Editorial: Rising stars in built environment

Editorial on the Research Topic
Rising stars in built environment

Introduction

Civil and structural engineering constantly adapts to challenges through technological innovation and novel methodologies. In this Research Topic, we focus on emerging researchers in the Built Environment, aiming to share insights and advancements across the community of young researchers shaping the future of our discipline.

This curated exploration unfolds across three key themes, each representing a cornerstone in the contemporary landscape of civil and structural engineering. These themes encompass the intricate interplay between technological innovation, research advancement, and practical application, collectively steering the evolution of the Built Environment.

Vibration-based health monitoring and automation technology

The first theme delves into the integration of Automation Technology and Structural Health Monitoring. Researchers explore practices to reduce material waste in construction sites through advanced automation technology. This involves applying automated systems to streamline construction processes, minimize inefficiencies, and promote sustainable practices. Simultaneously, the exploration of novel techniques for structural health monitoring represents the forefront of structural integrity assessment. Researchers are developing innovative solutions for real-time damage detection, load redistribution capacities, and advancements in monitoring technology to enhance the overall safety and efficiency of structures.

In the subsequent study by Satyadhrik Sharma, Michele Longo, and Francesco Messali, the focus shifts to the historical significance and structural challenges of masonry quay walls. Their research, titled “A novel tier-based numerical analysis procedure for the structural assessment of masonry quay walls under traffic loads,” presents a groundbreaking method to evaluate these structures under dynamic conditions, demonstrating the evolving nature of structural assessment in the face of modern challenges, Sharma et al.

Moving forward, Federico Ponsi, Elisa Bassoli, and Loris Vincenzi bring a fresh perspective on structural damage detection in their paper, “Mitigation of model error effects in neural network-based structural damage detection.” Their innovative approach underscores the crucial role of advanced computational methods in ensuring the accuracy and reliability of structural assessments, a testament to the intersection of machine learning and structural engineering, Ponsi et al.

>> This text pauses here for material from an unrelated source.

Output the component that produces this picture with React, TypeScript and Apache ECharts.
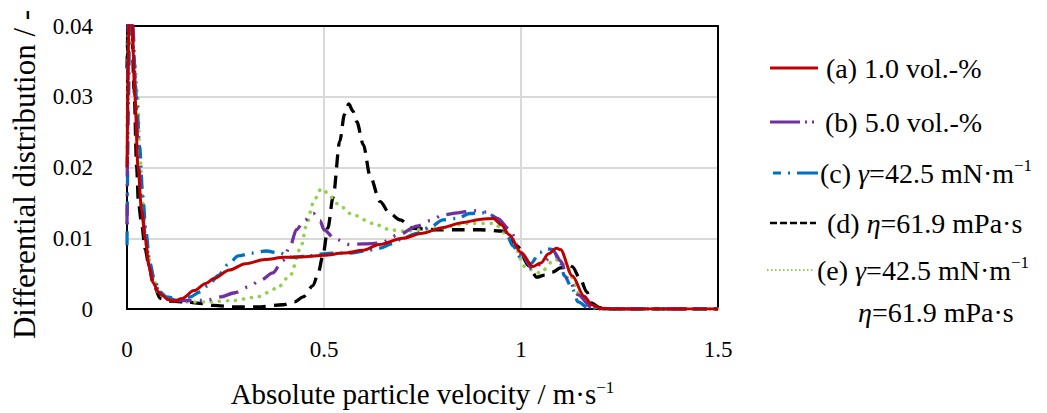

In another insightful contribution, Domenico Camassa, Nicol`o Vaiana, and Anna Castellano explore the potential of ground-based radar interferometry in their mini-review, “Modal testing of masonry constructions by ground-based radar interferometry for structural health monitoring.” This paper delves into the applicability of this novel technique in monitoring the health of masonry constructions, highlighting the continuous search for more effective and non-invasive monitoring strategies, Camassa et al.

Lastly, the Research Topic presents a study by Van Qui Lai and colleagues, titled “A machine learning regression approach for predicting the bearing capacity of a strip footing on rock mass under inclined and eccentric load.” This research not only integrates machine learning into structural engineering but also addresses complex real-world problems, such as predicting the bearing capacity of strip footings under challenging conditions. The work of Lai et al. epitomizes the synergy between machine learning and traditional engineering approaches, paving the way for more predictive and resilient structural designs, Lai et al.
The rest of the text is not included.